EAST ST. LOUIS, Ill. (AP) – A federal judge on Wednesday rejected a plea deal on heroin and gun charges for a former Illinois judge at the center of a courthouse drug scandal, saying the 18-month prison sentence wasn’t long enough.
Michael Cook, 43, who has been free on bond, pleaded guilty in November to a misdemeanor heroin-possession charge and a felony count of having firearms while being a user of controlled substances. Cook, who stepped down last May as a St. Clair County judge after being charged, admitted he has been a drug addict.
U.S. District Judge Joe Billy McDade said he would support a sentence that’s fair to Cook but also “fair to the public in terms of reassuring them the judiciary is in fine shape and the judiciary is in good hands and one that continues to warrant their respect.”

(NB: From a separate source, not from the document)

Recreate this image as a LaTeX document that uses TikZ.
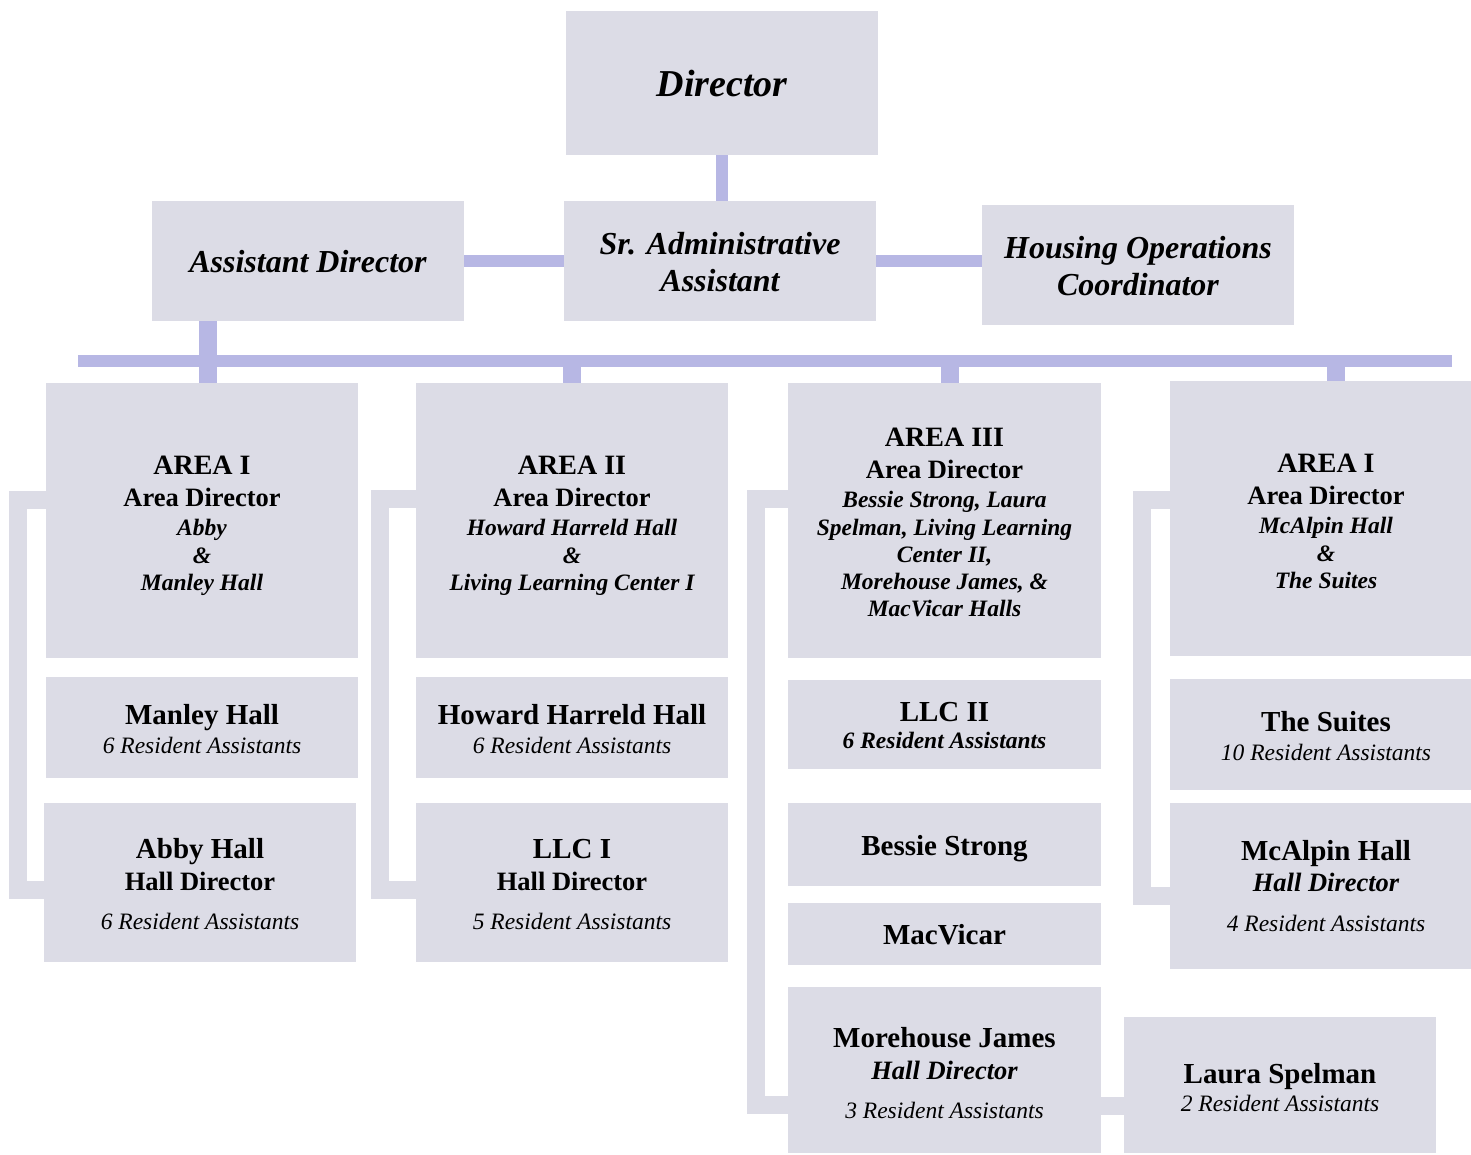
\documentclass[tikz,border=0pt]{standalone}
\usepackage{fontspec}
\setmainfont{Liberation Serif}
\definecolor{boxc}{RGB}{220,220,230}
\definecolor{connc}{RGB}{183,183,228}
\newcommand\fsz[1]{\fontsize{#1}{#1}\selectfont}
\begin{document}
\begin{tikzpicture}[x=1pt,y=-1pt,
  box/.style={fill=boxc, draw=none, inner sep=0pt},
  txt/.style={anchor=base, inner sep=0pt},
  blink/.style={draw=connc, line width=12pt},
  bthick/.style={draw=connc, line width=18pt},
  bracket/.style={draw=boxc, line width=18pt, line join=miter},
  ftop/.style={font=\fsz{32}\bfseries\itshape},
  farea/.style={font=\fsz{28}\bfseries},
  fad/.style={font=\fsz{26.5}\bfseries},
  fhd/.style={font=\fsz{26.5}\bfseries\itshape},
  fnm/.style={font=\fsz{23.5}\bfseries\itshape},
  fhall/.style={font=\fsz{29}\bfseries},
  fra/.style={font=\fsz{23.5}\itshape},
  frab/.style={font=\fsz{23.5}\bfseries\itshape}]
\useasboundingbox (0,0) rectangle (1471,1154);

% boxes
\node[box, minimum width=312pt, minimum height=144pt] (dir) at (722,83) {};
\node[box, minimum width=312pt, minimum height=120pt] (ad) at (308,261) {};
\node[box, minimum width=312pt, minimum height=120pt] (sra) at (720,261) {};
\node[box, minimum width=312pt, minimum height=120pt] (hoc) at (1138,265) {};
\node[box, minimum width=312pt, minimum height=275pt] (a1) at (202,520.5) {};
\node[box, minimum width=312pt, minimum height=101pt] (manley) at (202,727.5) {};
\node[box, minimum width=312pt, minimum height=159pt] (abby) at (200,882.5) {};
\node[box, minimum width=312pt, minimum height=275pt] (a2) at (572,520.5) {};
\node[box, minimum width=312pt, minimum height=101pt] (howard) at (572,727.5) {};
\node[box, minimum width=312pt, minimum height=159pt] (llc1) at (572,882.5) {};
\node[box, minimum width=313pt, minimum height=275pt] (a3) at (944.5,520.5) {};
\node[box, minimum width=313pt, minimum height=89pt] (llc2) at (944.5,724.5) {};
\node[box, minimum width=313pt, minimum height=83pt] (bessie) at (944.5,844.5) {};
\node[box, minimum width=313pt, minimum height=62pt] (macv) at (944.5,934) {};
\node[box, minimum width=313pt, minimum height=166pt] (more) at (944.5,1070) {};
\node[box, minimum width=312pt, minimum height=136pt] (laura) at (1280,1085) {};
\node[box, minimum width=301pt, minimum height=275pt] (a4) at (1320.5,518.5) {};
\node[box, minimum width=301pt, minimum height=111pt] (suites) at (1320.5,734.5) {};
\node[box, minimum width=301pt, minimum height=166pt] (mcalpin) at (1320.5,886) {};

% blue connectors
\draw[blink] (dir.south) -- (dir.south |- sra.north);
\draw[blink] (ad.east) -- (sra.west);
\draw[blink] (sra.east) -- (sra.east -| hoc.west);
\coordinate (adc) at (208,321);
\draw[bthick] (adc) -- (adc |- a1.north);
\coordinate (hl) at (78,361);
\coordinate (hr) at (1452,361);
\draw[blink] (hl) -- (hr);
\draw[bthick] (hl -| a2.north) -- (a2.north);
\coordinate (s3) at (950,361);
\draw[bthick] (s3) -- (s3 |- a3.north);
\coordinate (s4) at (1336,361);
\draw[bthick] (s4) -- (s4 |- a4.north);

% side brackets
\coordinate (b1t) at (18,499.5); \coordinate (b1b) at (18,890);
\draw[bracket] (b1t -| a1.west) -- (b1t) -- (b1b) -- (b1b -| abby.west);
\coordinate (b2t) at (380,498.5); \coordinate (b2b) at (380,890);
\draw[bracket] (b2t -| a2.west) -- (b2t) -- (b2b) -- (b2b -| llc1.west);
\coordinate (b3t) at (756,498.5); \coordinate (b3b) at (756,1105);
\draw[bracket] (b3t -| a3.west) -- (b3t) -- (b3b) -- (b3b -| more.west);
\coordinate (b4t) at (1141.5,500); \coordinate (b4b) at (1141.5,895.5);
\draw[bracket] (b4t -| a4.west) -- (b4t) -- (b4b) -- (b4b -| mcalpin.west);
\coordinate (mlc) at (1101,1106);
\draw[bracket] (mlc) -- (mlc -| laura.west);

% texts
\node[txt, font=\fsz{38}\bfseries\itshape] (tdir) at (722,96) {Director};
\node[txt, ftop] (tad) at (308,272) {Assistant Director};
\node[txt, ftop] (tsra1) at (720,254) {Sr. Administrative};
\node[txt, ftop] (tsra2) at (720,291) {Assistant};
\node[txt, ftop] (thoc1) at (1138,258) {Housing Operations};
\node[txt, ftop] (thoc2) at (1138,295) {Coordinator};

\node[txt, farea] (ta1a) at (202,474.5) {AREA I};
\node[txt, fad] (ta1b) at (202,506) {Area Director};
\node[txt, fnm] (ta1c) at (202,535) {Abby};
\node[txt, fnm] (ta1d) at (202,563) {\&};
\node[txt, fnm] (ta1e) at (202,590) {Manley Hall};

\node[txt, farea] (ta2a) at (572,474.5) {AREA II};
\node[txt, fad] (ta2b) at (572,506) {Area Director};
\node[txt, fnm] (ta2c) at (572,535) {Howard Harreld Hall};
\node[txt, fnm] (ta2d) at (572,563) {\&};
\node[txt, fnm] (ta2e) at (572,590) {Living Learning Center I};

\node[txt, farea] (ta3a) at (944.5,446.5) {AREA III};
\node[txt, fad] (ta3b) at (944.5,478) {Area Director};
\node[txt, fnm] (ta3c) at (944.5,507) {Bessie Strong, Laura};
\node[txt, fnm] (ta3d) at (944.5,535) {Spelman, Living Learning};
\node[txt, fnm] (ta3e) at (944.5,562) {Center II,};
\node[txt, fnm] (ta3f) at (944.5,589) {Morehouse James, \&};
\node[txt, fnm] (ta3g) at (944.5,616) {MacVicar Halls};

\node[txt, farea] (ta4a) at (1326,472.5) {AREA I};
\node[txt, fad] (ta4b) at (1326,504) {Area Director};
\node[txt, fnm] (ta4c) at (1326,533) {McAlpin Hall};
\node[txt, fnm] (ta4d) at (1326,561) {\&};
\node[txt, fnm] (ta4e) at (1326,588) {The Suites};

\node[txt, fhall] (tman1) at (202,724) {Manley Hall};
\node[txt, fra] (tman2) at (202,753) {6 Resident Assistants};
\node[txt, fhall] (tab1) at (200,858) {Abby Hall};
\node[txt, fad] (tab2) at (200,890) {Hall Director};
\node[txt, fra] (tab3) at (200,929) {6 Resident Assistants};

\node[txt, fhall] (tho1) at (572,724) {Howard Harreld Hall};
\node[txt, fra] (tho2) at (572,753) {6 Resident Assistants};
\node[txt, fhall] (tl1a) at (572,858) {LLC I};
\node[txt, fad] (tl1b) at (572,890) {Hall Director};
\node[txt, fra] (tl1c) at (572,929) {5 Resident Assistants};

\node[txt, fhall] (tl2a) at (944.5,721) {LLC II};
\node[txt, frab] (tl2b) at (944.5,748) {6 Resident Assistants};
\node[txt, fhall] (tbs) at (944.5,855) {Bessie Strong};
\node[txt, fhall] (tmv) at (944.5,944) {MacVicar};
\node[txt, fhall] (tmo1) at (944.5,1047) {Morehouse James};
\node[txt, fhd] (tmo2) at (944.5,1079) {Hall Director};
\node[txt, fra] (tmo3) at (944.5,1118) {3 Resident Assistants};

\node[txt, fhall] (tla1) at (1280,1083) {Laura Spelman};
\node[txt, fra] (tla2) at (1280,1111) {2 Resident Assistants};

\node[txt, fhall] (tsu1) at (1326,731) {The Suites};
\node[txt, fra] (tsu2) at (1326,760) {10 Resident Assistants};
\node[txt, fhall] (tmc1) at (1326,860) {McAlpin Hall};
\node[txt, fhd] (tmc2) at (1326,891) {Hall Director};
\node[txt, fra] (tmc3) at (1326,931) {4 Resident Assistants};
\end{tikzpicture}
\end{document}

Cook’s defense attorney declined to go through with the sentencing. He was given three weeks to work out another deal with prosecutors. Cook also can ask for a jury trial. McDade did not indicate what length of prison time he had in mind.
McDade said in an order last month that Cook deserved a longer sentence, citing Cook’s prolonged drug use and his case’s sullying of public confidence in the legal system.
The gun count was punishable by up to 10 years in prison and the heroin charge by no more than a year of confinement.
Cook became an associate circuit judge in 2007 and a circuit judge in 2010. He resigned his St. Clair County Circuit Court judgeship in southwestern Illinois five days after being charged. His legal troubles surfaced after his friend Joe Christ, a former longtime St. Clair County prosecutor and newly sworn-in associate judge, died of a cocaine overdose last March while staying with Cook at the Cook family’s western Illinois hunting cabin.
Cook has not been charged in the death of Christ, a 49-year-old father of six.
Questions about Cook’s drug use have led to overturned convictions in two murder trials in which Cook was the judge. They occurred between Christ’s death and the time in which Cook was charged.
Prosecutors in those cases contended the convictions were the result of “overwhelming” evidence and that both defendants failed to cite specific examples of how Cook allegedly botched their trials.
In pleading guilty, Cook agreed to forfeit to the government a cache of firearms that McDade said included pistols, shotguns and rifles. McDade has told Cook he also may be required to pay costs related to his potential incarceration, which McDade said could be roughly $2,200 a month.